There is no way to check the utilization rate of dGPU untill supporting it by nvidia developers.
However, iGPU is checked by the value of GR3D_FREQ when you use “sudo tegrastats”.

AastaLLL · July 27, 2018, 6:20am

Hi,

For dGPU, you can get the current clock information via

sudo cat /sys/kernel/debug/gpu_pci/clocks/gpc2clk

And the gpu utilization percentage via

cat /sys/bus/pci/drivers/nvgpu/[dynamic ID]/load

Currently, there is something incorrect in the ‘load’ node and it always report 0.
We are checking this with core team internally. Will update information with you later.

Thanks.

stillrunning · July 27, 2018, 7:49am

Thank you AastaLLL,
I hope that this issue will be resolved soon.
Have a good day.

christoph.doerr · September 13, 2018, 8:02am

Hi,
have you solved that problem and is there solution for python to monitor the gpu load dynamically?
Thank you!

AastaLLL · September 14, 2018, 3:05am

Hi,

Thanks for your patience.
We are still working on this issue.

Will update information once we have further information.
Thanks.

mazenfakhrfakhr · September 24, 2018, 2:02am

There is no way to check the utilization rate of dGPU untill supporting it by nvidia developers.
However, iGPU is checked by the value of GR3D_FREQ when you use “sudo tegrastats”
FetLife IMVU Canva

dariusz.filipski · January 11, 2019, 12:12pm

Any update, please? I tried running matmul of large matrices through TensorFlow and I get 0% load on both:

sudo ./tegrastats - on version linked in https://devtalk.nvidia.com/default/topic/1036238/general/can-t-detect-the-dgpu-utilization-through-tegrastat/post/5269344/#5269344 : GR3D_PCI 0%@2581
watch -n 0.5 cat /sys/bus/pci/drivers/nvgpu/0000\:04\:00.0/load
Every 0.5s: cat /sys/bus/pci/drivers/nvgpu/0000:04:00.0/load Fri Jan 11 13:08:56 2019

0

Tegrastats shows 99% when running the same code on iGPU, so there’s definitely something wrong with reporting the load from dGPU

VickNV · January 17, 2019, 7:12am

Fix for the tegrastats issue will be included in the upcoming drive os release. Thanks!
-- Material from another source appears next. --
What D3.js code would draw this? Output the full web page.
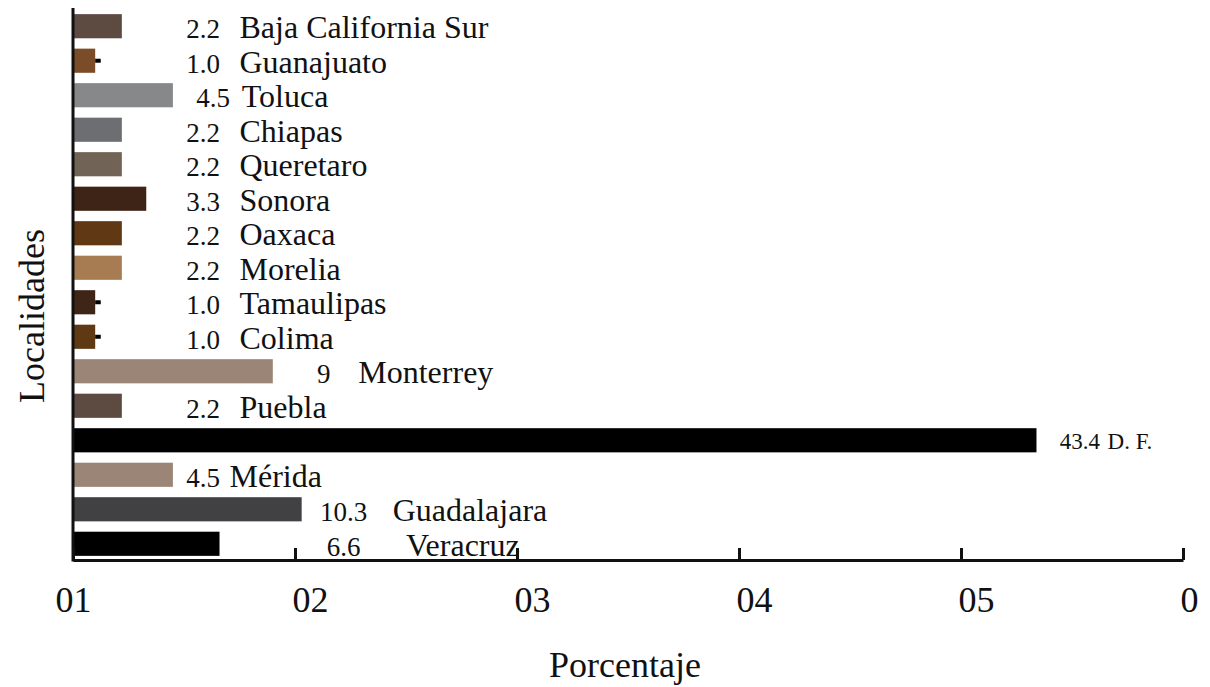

VickNV · January 17, 2019, 7:12am

Fix for the tegrastats issue will be included in the upcoming drive os release. Thanks!

dariusz.filipski · January 17, 2019, 10:12am

That’s a great news, thanks! Any ETA when this going to be released?

Can one update just tegrastats (and necessary dependencies, if any) on existing Drive PX 2 installation? I’m not keen on reflashing the device again, we have all the tools and environment set up there and it takes quite some time to rebuild it :(

Are you going even to release new Drive OS for Drive PX 2?